Gallo Pinto

Gallo pinto is the black beans and rice dish ubiquitous throughout Central America.  Several years ago, we spent a few days at the Casa Rosa (a bed and breakfast inn) in San Jose, Costa Rica before departing on a cruise.  Breakfast everyday included gallo pinto. We asked Arturo, the owner, for the recipe, and his wife jotted it down on the back of an envelope.  The recipe doesn’t call for coriander, but that is the spice that is normally used.  In place of the beans, you can use precooked canned black beans (Conchita or Goya but not refried whole beans.)
Gallo Pinto
  • 1 bag black beans
  • 1 large onion
  • 1 red pepper, cut in half
  • 4 cloves garlic
  • 2 sprigs cilantro
  • 1 celery stalk
  • 2 tablespoons salt
  • 1/3 cup extra virgin olive oil
  • 3 cups cooked day old white rice


First Prepare the Beans

Wash the beans and place them in a slow cooker, along with the onion, red pepper, garlic, cilantro, celery, salt and olive oil.  Cover with water three quarters of the way. Cook for approximately 5 hours or until the beans are soft.  Add additional water throughout the cooking process if necessary to keep a small amount of liquid with the beans.  When ready, remove the vegetables and with a little of the liquid from the beans puree in a food processor.  Add the puree to the rest of the beans to give them more consistency. This may be done the day before.
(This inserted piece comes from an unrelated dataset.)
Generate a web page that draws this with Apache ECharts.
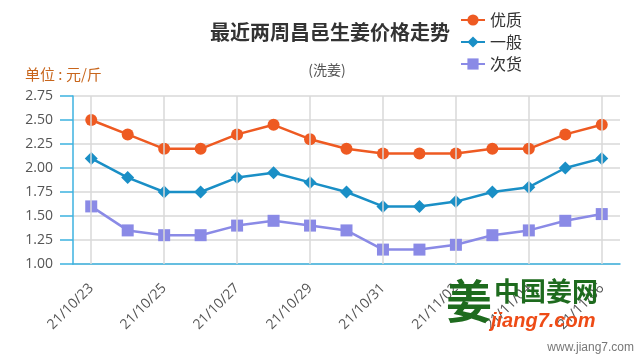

Then Prepare the Gallo Pinto

In a saucepan, pour 2 tablespoons of olive oil, two tablespoons of finely diced bacon, 1 tablespoon of finely diced onion, 1 tablespoon of finely minced garlic and sauté for about 2 ½ minutes.  Add 1/3 cup of ripe diced tomatoes and sauté for 1 minute.  Add 3 cups of cooked day old rice and sauté for about 4 minutes, mixing all the ingredients.  Add 1 1/2 cups of drained beans and mix again cooking for about 4 minutes, cooked on medium heat.

Season with ground coriander to taste.